The output of the gate generator, g[n], controls the median filter (see figure 2). If the gate signal g[n] is 1, the median filter is enabled, and if g[n] is 0, the median filter is disabled, i.e. the signal x[n] is passed through unchanged.

Parameters

There are several variable parameters in the conditional median filter:

The conditional median filter is described in detail in Kasparis et al. [2].

Exercise 5.3.1: Implement a conditional median filter in MATLAB and filter the signals with it. Use segmentation. Start with the default parameter values as specified above but try to experiment with the parameters a bit eventually. You should start with vinyl1.wav, since there are evident cracks in the beginning of the file (i.e. it's more easy to denoise). Write some comments on the different parameters and their effects.

Exercise 5.3.2: How does the conditional median filter perform in removing the cracks in general?

MATLAB help:

Hint: the reference material describes this type of a filter. Studying the material carefully helps in implementation and commenting the results.


6 Wavelet denoising

Introduction

This section is intended more as a tour to the Wavelet Toolbox in MATLAB. Write comments on the performance of wavelets to the report.

Wavelet denoising is based on a principle similar to that of e.g. JPEG image compression: coefficient thresholding. The sound is first transformed with the Discrete Wavelet Transform (DWT) into a set of wavelet coefficients. Then the coefficients are inspected and a threshold value is decided. After this all the coefficients with values less than the threshold are set to zero. Then the inverse transform is carried out and we're done.

The wavelet transform needs you to decide the mother wavelet to use in the transforms. This will essentially be some kind of an elementary signal the forward transform will be looking for in the original signal. We will be using Daubechies wavelets for an example.

The tour

  1. type wavemenu at the MATLAB prompt
    (a Wavelet Toolbox Main Menu window opens)
  2. Select Wavelet Packet 1-D
    (a Wavelet Packets 1-D window opens)
  3. Select File/Load Signal: cd2.mat
  4. Select Wavelet e.g. db 2, Level 3
  5. Click Analyze
  6. Click De-noise
    (a De-noising window opens)
  7. Click De-noise
    (you can tune the parameters and click De-noise again)
  8. Select Close
  9. Answer `yes' to the question `Update the synthesized signal?'
  10. File/Save Synthesized Signal (e.g. as cd2let.mat)
You can then load cd2 and cd2let to MATLAB and hear them (help sound) or save them to WAV files (help wavwrite).

Exercise 6.1 How did the wavelet denoising perform? Evaluate the resulting quality subjectively.

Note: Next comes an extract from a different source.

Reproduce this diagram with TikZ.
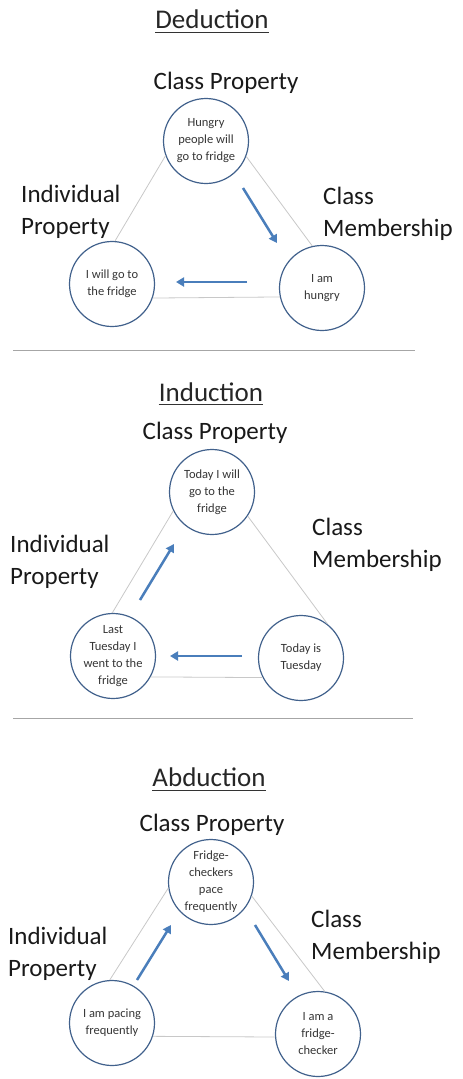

Compare the resulting quality to the other filters.


7 Conclusions

Answer the following questions

Exercise 7.1: How did the resulting music sound in each of the different filter algorithms? Were there cracks left in the filtered signal? Was the sound of the processed music colored somehow? How would you describe this distortion wrt. to nonprocessed and noncorrupted music?

Exercise 7.2: Compare the different filtered sounds with each other and make short comments if there are noticeable differences.

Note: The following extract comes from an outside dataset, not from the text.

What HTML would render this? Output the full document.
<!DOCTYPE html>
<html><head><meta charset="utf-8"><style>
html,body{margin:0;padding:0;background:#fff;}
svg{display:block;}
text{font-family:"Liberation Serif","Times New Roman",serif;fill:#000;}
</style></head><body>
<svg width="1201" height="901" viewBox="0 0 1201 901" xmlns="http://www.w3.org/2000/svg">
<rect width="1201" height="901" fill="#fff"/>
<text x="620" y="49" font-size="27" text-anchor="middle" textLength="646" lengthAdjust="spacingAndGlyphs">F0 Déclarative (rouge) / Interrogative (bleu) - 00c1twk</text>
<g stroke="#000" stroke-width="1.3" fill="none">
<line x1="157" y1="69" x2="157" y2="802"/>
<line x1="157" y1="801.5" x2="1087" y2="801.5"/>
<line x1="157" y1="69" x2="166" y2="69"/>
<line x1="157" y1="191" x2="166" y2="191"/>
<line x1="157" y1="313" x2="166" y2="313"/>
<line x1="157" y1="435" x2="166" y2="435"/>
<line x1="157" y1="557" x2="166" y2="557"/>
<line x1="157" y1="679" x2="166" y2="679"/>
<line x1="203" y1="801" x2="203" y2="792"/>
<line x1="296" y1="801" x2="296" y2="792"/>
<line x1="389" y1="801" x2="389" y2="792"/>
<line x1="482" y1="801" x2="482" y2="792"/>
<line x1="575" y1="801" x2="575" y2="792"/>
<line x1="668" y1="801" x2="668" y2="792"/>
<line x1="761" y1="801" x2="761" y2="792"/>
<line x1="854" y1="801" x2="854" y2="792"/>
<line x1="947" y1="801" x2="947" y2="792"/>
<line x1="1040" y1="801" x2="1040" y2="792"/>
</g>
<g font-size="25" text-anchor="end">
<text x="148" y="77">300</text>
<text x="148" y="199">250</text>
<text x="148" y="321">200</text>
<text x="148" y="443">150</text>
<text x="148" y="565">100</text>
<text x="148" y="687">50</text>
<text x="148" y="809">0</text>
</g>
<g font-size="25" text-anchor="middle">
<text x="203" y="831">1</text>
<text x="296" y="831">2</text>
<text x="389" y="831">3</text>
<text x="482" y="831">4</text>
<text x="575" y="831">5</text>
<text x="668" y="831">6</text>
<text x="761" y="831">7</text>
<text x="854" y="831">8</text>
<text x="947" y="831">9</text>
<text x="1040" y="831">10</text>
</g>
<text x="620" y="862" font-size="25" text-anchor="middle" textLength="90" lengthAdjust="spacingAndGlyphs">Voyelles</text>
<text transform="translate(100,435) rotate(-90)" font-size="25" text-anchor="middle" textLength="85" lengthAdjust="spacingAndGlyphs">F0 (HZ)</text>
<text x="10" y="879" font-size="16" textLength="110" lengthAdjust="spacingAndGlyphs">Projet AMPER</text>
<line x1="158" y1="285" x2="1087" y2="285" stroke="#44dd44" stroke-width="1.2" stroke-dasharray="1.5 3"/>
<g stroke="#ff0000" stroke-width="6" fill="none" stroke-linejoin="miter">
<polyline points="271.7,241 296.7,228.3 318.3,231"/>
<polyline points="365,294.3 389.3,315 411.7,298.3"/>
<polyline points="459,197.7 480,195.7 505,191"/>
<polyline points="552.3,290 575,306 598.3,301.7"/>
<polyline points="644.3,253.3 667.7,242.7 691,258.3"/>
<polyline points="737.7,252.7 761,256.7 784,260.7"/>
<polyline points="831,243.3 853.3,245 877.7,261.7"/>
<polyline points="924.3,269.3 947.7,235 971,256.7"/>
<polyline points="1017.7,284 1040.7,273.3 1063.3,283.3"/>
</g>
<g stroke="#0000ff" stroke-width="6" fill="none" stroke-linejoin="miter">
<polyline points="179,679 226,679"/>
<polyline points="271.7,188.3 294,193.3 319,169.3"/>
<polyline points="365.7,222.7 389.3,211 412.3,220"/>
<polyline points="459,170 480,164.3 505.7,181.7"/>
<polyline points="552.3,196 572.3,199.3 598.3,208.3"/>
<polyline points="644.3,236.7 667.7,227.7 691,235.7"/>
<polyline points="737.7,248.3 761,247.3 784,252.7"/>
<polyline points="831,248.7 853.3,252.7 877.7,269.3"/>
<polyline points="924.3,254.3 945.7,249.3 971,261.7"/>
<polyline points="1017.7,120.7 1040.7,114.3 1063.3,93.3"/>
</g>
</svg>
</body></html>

Exercise 7.3: Would cd2.wav sound at all like cd1.wav, after cd2.wav had been processed?

Exercise 7.4: What method was the best at removing the cracks without distorting the music in your opinion? Why?

Exercise 7.5: How would you improve/combine the presented methods? Ideally the filter would be run to whole LP records of music instead of just filtering the corrupted parts.


References

[1] Rabiner, L. et al. `Applications of a Nonlinear Smoothing Algorithm to Speech Processing', IEEE Transactions on Acoustics, Speech, and Signal Processing, Vol. ASSP-23, No. 6, Dec 1975.
[2] Kasparis, T. et al., `Adaptive Scratch Noise Filtering', IEEE Transactions on Consumer Electronics, Vol. 39, No. 4, Nov 1993.

The references can be found on top of the "mailboxes" near room TC305 at Tietotalo. The material provides a view to techniques used in this type of audio signal processing. Please copy the material you need, and remember to return it where it was!